Reputation: 185
I have a big dataset of almost 90 columns and about 200k observations. One of the column contains descriptions, so it's only text. However, i have like 100 descriptions that are NAs.
I tried the code of Pablo Barbera from GitHub concerning Topic Models because i need it.
OUTPUT
library(topicmodels)
library(quanteda)
des <- subset(finalMSI, !is.na(description), select=c(description))
corpus_des <- corpus(des$description)
df_des <- dfm(corpus_des, remove=stopwords("spanish"), verbose=TRUE,
remove_punct=TRUE, remove_numbers=TRUE)
cdes <- dfm_trim(df_des, min_docfreq = 2)
# estimate LDA with K topics
K <- 20
lda <- LDA(cdes, k = K, method = "Gibbs",
control = list(verbose=25L, seed = 123, burnin = 100, iter = 500))

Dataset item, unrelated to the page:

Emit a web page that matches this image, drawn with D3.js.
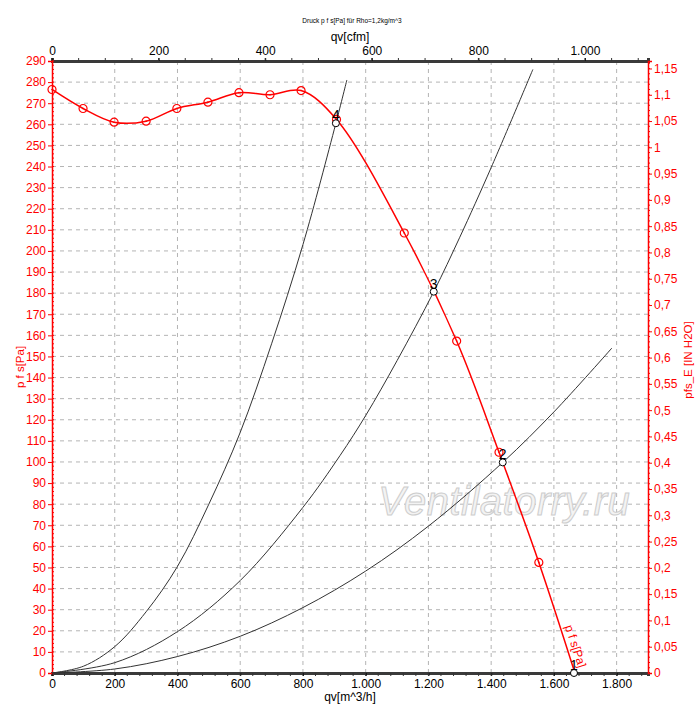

Error in LDA(cdes, k = K, method = "Gibbs", control = list(verbose = 25L, : Each row of the input matrix needs to contain at least one non-zero entry
As i don't have any NA in my subset, i don't understand this error message (it's my first time using this package)
Upvotes: 0
Views: 211
Reputation: 14912
It looks like some of your documents are empty, in the sense that they contain no counts of any feature.
You can remove them with:
cdes <- dfm_trim(df_des, min_docfreq = 2) %>%
dfm_subset(ntoken(cdes) > 0)
Upvotes: 1